After the death of Zabdiel Boylston, the first inoculator for smallpox in America, Dr. Aspinwall took up the business of inoculation and practiced it extensively in a licensed private hospital in Brookline. On the introduction of vaccination he was present at one of Dr. Benjamin Waterhouse's demonstrations, and becoming convinced of the superiority of vaccination gave up inoculation, although at a great pecuniary loss to himself. "This new inoculation will take from me a handsome annual income, yet, as a man of humanity, I rejoice in it," said he, in a letter to Dr. Waterhouse.

For forty-five years he conducted a very large practice, most of the time going his rounds on horseback, and often covering forty miles in a day.

He lost one eye by an accident in his youth, and late in life was afflicted by a cataract in the remaining one. Dr. Nathan Smith attempted unsuccessfully to remove the cataract, therefore his last years were passed in darkness.

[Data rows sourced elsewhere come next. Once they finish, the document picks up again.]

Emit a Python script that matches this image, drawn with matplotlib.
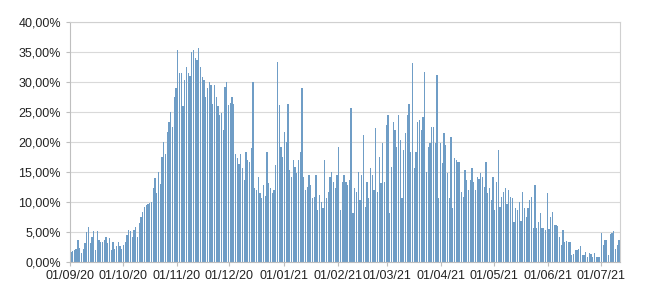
import numpy as np
import pandas as pd
import matplotlib
matplotlib.use('Agg')
import matplotlib.pyplot as plt
import matplotlib.dates as mdates
from matplotlib.ticker import FuncFormatter, MultipleLocator

# daily values (%), one list per month
sep20 = [1.7, 1.9, 2.0, 2.2, 3.7, 2.4, 1.5, 2.2, 3.1, 5.0, 5.9, 3.1, 4.2, 5.1, 2.0,
         5.1, 3.7, 3.4, 3.4, 3.7, 4.2, 3.1, 4.0, 2.0, 3.4, 2.2, 2.6, 3.4, 2.6, 2.2]
oct20 = [2.8, 3.4, 4.5, 5.3, 5.1, 4.2, 5.3, 5.9, 4.2, 6.5, 7.5, 8.3, 9.2, 9.5, 9.7,
         9.8, 10.0, 12.3, 14.0, 11.5, 15.0, 13.0, 17.5, 20.0, 18.0, 21.7, 23.3, 25.0,
         22.5, 27.5, 29.0]
nov20 = [35.3, 31.5, 31.5, 26.0, 30.3, 32.5, 31.5, 31.0, 35.0, 35.3, 34.0, 33.7,
         35.6, 32.5, 30.9, 30.3, 27.5, 29.0, 30.0, 29.5, 26.4, 29.5, 27.5, 26.0,
         24.5, 24.8, 22.0, 29.2, 30.0, 26.2]
dec20 = [26.5, 27.5, 26.4, 18.0, 17.3, 16.4, 18.0, 15.6, 13.7, 18.4, 17.0, 16.7,
         19.0, 30.0, 12.3, 12.0, 14.2, 11.5, 10.6, 12.8, 11.0, 18.4, 13.1, 12.3,
         11.5, 12.0, 16.2, 33.4, 26.2, 19.2, 17.5]
jan21 = [21.7, 20.0, 26.4, 15.3, 14.2, 17.0, 15.9, 14.8, 17.0, 18.4, 29.0, 14.2,
         12.0, 12.5, 14.5, 12.8, 10.6, 10.8, 14.5, 8.7, 11.2, 10.0, 9.0, 17.0, 10.6,
         11.7, 14.2, 15.0, 13.3, 12.3, 14.5]
feb21 = [19.2, 8.7, 13.3, 14.5, 13.3, 12.8, 13.7, 25.6, 8.1, 12.3, 11.7, 15.0, 10.3,
         14.5, 21.2, 9.2, 13.3, 10.6, 15.6, 14.5, 12.0, 22.3, 11.7, 17.5, 13.1, 19.8,
         13.3, 22.8]
mar21 = [24.5, 8.1, 15.9, 23.3, 22.0, 19.2, 24.5, 20.3, 10.6, 18.7, 21.5, 24.5, 26.4,
         18.4, 33.1, 15.6, 18.4, 23.3, 23.7, 22.0, 24.2, 31.7, 15.0, 19.2, 19.8, 22.5,
         22.5, 19.8, 31.2, 10.6, 19.8]
apr21 = [16.5, 21.5, 19.5, 14.8, 10.6, 20.8, 9.0, 17.3, 17.0, 16.7, 16.7, 11.7, 10.8,
         15.3, 13.7, 12.0, 13.7, 15.6, 13.3, 12.0, 14.2, 13.9, 14.8, 14.2, 12.5, 16.7,
         11.5, 12.3, 10.3, 14.2]
may21 = [8.7, 13.3, 18.7, 9.2, 10.8, 11.7, 12.3, 9.7, 12.0, 10.8, 10.6, 6.7, 9.0, 8.7,
         10.0, 6.8, 11.7, 9.0, 7.5, 9.0, 10.3, 10.8, 5.7, 12.8, 5.6, 6.7, 8.1, 5.7, 5.6,
         5.3, 11.5]
jun21 = [5.5, 7.5, 8.4, 6.2, 6.2, 6.0, 4.2, 2.8, 5.3, 3.3, 3.5, 3.4, 3.3, 1.2, 1.3,
         2.0, 2.0, 2.2, 2.6, 1.2, 1.2, 1.7, 0.9, 1.5, 1.4, 0.8, 1.5, 0.9, 0.9, 0.9]
jul21 = [4.8, 2.8, 3.7, 3.7, 1.2, 4.6, 4.8, 5.1, 2.2, 2.8, 3.7]

values = sep20 + oct20 + nov20 + dec20 + jan21 + feb21 + mar21 + apr21 + may21 + jun21 + jul21
dates = pd.date_range('2020-09-01', periods=len(values), freq='D')

plt.rcParams['font.family'] = ['Liberation Sans', 'DejaVu Sans']

fig = plt.figure(figsize=(6.5, 3.03), dpi=100)
ax = fig.add_axes([70/650, 1 - 262/303, 550/650, 240/303])

x = mdates.date2num(dates)
ax.bar(x + 0.5, values, width=0.72, color='#6f9dc6', linewidth=0, zorder=2)

ax.set_xlim(x[0], x[-1] + 1)
ax.set_ylim(0, 40)
ax.yaxis.set_major_locator(MultipleLocator(5))
ax.yaxis.set_major_formatter(FuncFormatter(lambda v, p: f'{v:.2f}%'.replace('.', ',')))
ax.xaxis.set_major_locator(mdates.MonthLocator())
ax.xaxis.set_major_formatter(mdates.DateFormatter('%d/%m/%y'))

ax.grid(axis='y', color='#d9d9d9', linewidth=0.8, zorder=0)
for s in ax.spines.values():
    s.set_color('#d0d0d0')
    s.set_linewidth(0.8)
ax.spines['left'].set_color('#bfbfbf')
ax.spines['bottom'].set_color('#bfbfbf')
ax.tick_params(axis='both', colors='#bfbfbf', labelcolor='#222222', labelsize=9,
               length=3, width=0.8)
ax.tick_params(axis='x', pad=3)

fig.savefig('out.png', dpi=100, facecolor='white')
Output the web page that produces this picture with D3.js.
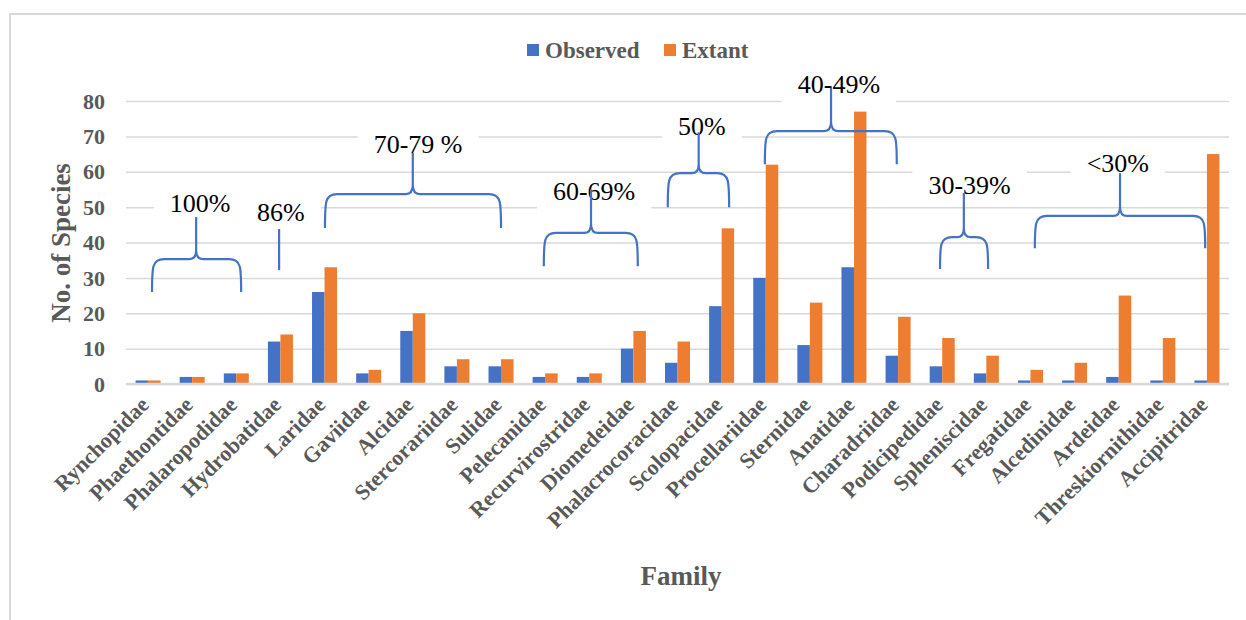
<!DOCTYPE html>
<html>
  <head>
    <meta charset="UTF-8"/>
    <script src="https://d3js.org/d3.v7.min.js"></script>
    <style>
      body { margin: 0; background: #fff; }
      svg { display: block; }
      .tickLabel, .axisTitle, .legendText { font-family: "Liberation Serif", "Times New Roman", serif; font-weight: bold; fill: #595959; }
    </style>
  </head>
  <body>
    <script>
      // data
      const families = ['Rynchopidae','Phaethontidae','Phalaropodidae','Hydrobatidae','Laridae','Gaviidae','Alcidae',
        'Stercorariidae','Sulidae','Pelecanidae','Recurvirostridae','Diomedeidae','Phalacrocoracidae','Scolopacidae',
        'Procellariidae','Sternidae','Anatidae','Charadriidae','Podicipedidae','Spheniscidae','Fregatidae',
        'Alcedinidae','Ardeidae','Threskiornithidae','Accipitridae'];
      const observed = [1,2,3,12,26,3,15,5,5,2,2,10,6,22,30,11,33,8,5,3,1,1,2,1,1];
      const extant   = [1,2,3,14,33,4,20,7,7,3,3,15,12,44,62,23,77,19,13,8,4,6,25,13,65];
      const yTicks = [0,10,20,30,40,50,60,70,80];
      const seriesNames = ['Observed','Extant'];

      // percentage brackets: ends/middle in category units, heights in species units
      const groups = [
        {label:'100%',   a:0.59,  b:2.61,  m:1.59,  yb:26.0, yh:35.3, yt:47.2, tx:1.68,  ty:48.6},
        {label:'86%',    a:3.47,  b:3.47,  m:3.47,  yb:32.2, yh:32.2, yt:43.8, tx:3.51,  ty:46.1, line:true},
        {label:'70-79 %',a:4.51,  b:8.50,  m:6.50,  yb:44.1, yh:53.7, yt:65.3, tx:6.62,  ty:65.3},
        {label:'60-69%', a:9.47,  b:11.6,  m:10.54, yb:33.3, yh:42.7, yt:55.0, tx:10.61, ty:52.0},
        {label:'50%',    a:12.28, b:13.67, m:12.98, yb:50.0, yh:59.6, yt:71.2, tx:13.05, ty:70.4},
        {label:'40-49%', a:14.48, b:17.47, m:15.98, yb:62.1, yh:71.5, yt:83.7, tx:16.16, ty:82.3},
        {label:'30-39%', a:18.45, b:19.54, m:18.99, yb:32.5, yh:41.5, yt:54.0, tx:19.12, ty:53.7},
        {label:'<30%',   a:20.6,  b:24.46, m:22.53, yb:38.4, yh:47.5, yt:59.6, tx:22.48, ty:59.9}
      ];

      const width = 1246, height = 620;
      const plotL = 126, plotR = 1229, plotT = 101, plotB = 384;
      const colors = ['#4472c4', '#ed7d31'];
      const serif = '"Liberation Serif", "DejaVu Serif", "Times New Roman", serif';

      const svg = d3.select('body').append('svg')
        .attr('width', width).attr('height', height);

      // outer frame (left + top edges visible)
      svg.append('path')
        .attr('d', `M10,${height} L10,14 L${width},14`)
        .attr('fill', 'none').attr('stroke', '#d9d9d9').attr('stroke-width', 2);

      const x = d3.scaleBand().domain(families).range([plotL, plotR])
        .paddingInner(0.433).paddingOuter(0.2167);
      const xs = d3.scaleBand().domain(seriesNames).range([0, x.bandwidth()]);
      const xi = d3.scaleLinear().domain([0, families.length]).range([plotL, plotR]);
      const y = d3.scaleLinear().domain([0, 80]).range([plotB, plotT]);

      // gridlines
      const yAxis = d3.axisLeft(y).tickValues(yTicks).tickSize(-(plotR - plotL)).tickFormat('');
      const ga = svg.append('g').attr('transform', `translate(${plotL},0)`).call(yAxis);
      ga.select('.domain').remove();
      ga.selectAll('.tick line').attr('stroke', '#d9d9d9').attr('stroke-width', 1.5);

      // y tick labels
      svg.selectAll('.tickLabel.y').data(yTicks).join('text')
        .attr('class', 'tickLabel y')
        .attr('x', plotL - 21).attr('y', d => y(d)).attr('dy', '0.35em')
        .attr('text-anchor', 'end').style('font-size', '22px')
        .text(d => d);

      // bars
      const rows = families.map((f, i) => ({f, vals: [observed[i], extant[i]]}));
      const grp = svg.append('g').selectAll('g').data(rows).join('g')
        .attr('transform', d => `translate(${x(d.f)},0)`);
      grp.selectAll('rect').data(d => d.vals.map((v, k) => ({k, v}))).join('rect')
        .attr('x', d => xs(seriesNames[d.k]))
        .attr('width', xs.bandwidth())
        .attr('y', d => y(d.v))
        .attr('height', d => y(0) - y(d.v))
        .attr('fill', d => colors[d.k]);

      // baseline
      svg.append('line')
        .attr('x1', plotL).attr('x2', plotR).attr('y1', y(0)).attr('y2', y(0))
        .attr('stroke', '#d9d9d9').attr('stroke-width', 2.5);

      // x labels
      svg.selectAll('.tickLabel.x').data(families).join('text')
        .attr('class', 'tickLabel x')
        .attr('transform', d => `translate(${x(d) + x.bandwidth() / 2 + 2},${plotB + 22}) rotate(-45)`)
        .attr('text-anchor', 'end').style('font-size', '22px')
        .text(d => d);

      // axis titles
      svg.append('text').attr('class', 'axisTitle')
        .attr('transform', `translate(70,243) rotate(-90)`)
        .attr('text-anchor', 'middle').style('font-size', '27px')
        .text('No. of Species');
      svg.append('text').attr('class', 'axisTitle')
        .attr('x', 681).attr('y', 585)
        .attr('text-anchor', 'middle').style('font-size', '27px')
        .text('Family');

      // legend
      const legX = [527, 664];
      seriesNames.forEach((s, k) => {
        svg.append('rect').attr('x', legX[k]).attr('y', 44).attr('width', 12).attr('height', 12)
          .attr('fill', colors[k]);
        svg.append('text').attr('class', 'legendText')
          .attr('x', legX[k] + 18).attr('y', 58).style('font-size', '23px')
          .text(s);
      });

      // annotation text boxes (white) and labels
      const notes = svg.append('g');
      groups.forEach(g => {
        const t = notes.append('text')
          .attr('x', xi(g.tx)).attr('y', y(g.ty)).attr('text-anchor', 'middle')
          .style('font-family', serif).style('font-weight', 'normal')
          .style('font-size', '26px').style('fill', '#000')
          .text(g.label);
        const bb = t.node().getBBox();
        notes.insert('rect', 'text')
          .attr('x', bb.x - 16).attr('y', bb.y)
          .attr('width', bb.width + 32).attr('height', bb.height + 6)
          .attr('fill', '#fff');
      });

      // braces
      const brace = g => {
        if (g.line) return `M${xi(g.m)},${y(g.yb)} L${xi(g.m)},${y(g.yt)}`;
        const xa = xi(g.a), xb = xi(g.b), xm = xi(g.m);
        const yb = y(g.yb), yh = y(g.yh), yt = y(g.yt);
        const r = 10;
        return `M${xa},${yb} C${xa},${yh + 8} ${xa},${yh} ${xa + r + 2},${yh} L${xm - 7},${yh} Q${xm},${yh} ${xm},${yh - 9} L${xm},${yt}` +
               ` M${xb},${yb} C${xb},${yh + 8} ${xb},${yh} ${xb - r - 2},${yh} L${xm + 7},${yh} Q${xm},${yh} ${xm},${yh - 9}`;
      };
      svg.append('g').selectAll('path').data(groups).join('path')
        .attr('d', brace)
        .attr('fill', 'none').attr('stroke', '#4472c4').attr('stroke-width', 2.2);
    </script>
  </body>
</html>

He died in the house which he built on Aspinwall Hill, April 16, 1823, of "natural decay," at the age of 79.

He was elected a fellow of the Massachusetts Medical Society in 1812, and Harvard College conferred on him the honorary M. D. in 1808.

He married Susanna Gardner in 1776, and they had seven children.

Gilbert Stuart painted his portrait, which was in the possession of his son-in-law, Lewis Tappan, a noted New York abolitionist, at the time when pro-slavery rioters broke into his home in 1834. The portrait so much resembled George Washington that the mob, thinking it a picture of the father of his country, spared it.

The following offices were held by him during his lifetime: Town treasurer, warden, surveyor, State representative, and senator. While studying medicine in 1769 he wrote a sketch of his ancestors, which has been preserved by his descendants. William Aspinwall died on 16 April 1823 in Brookline.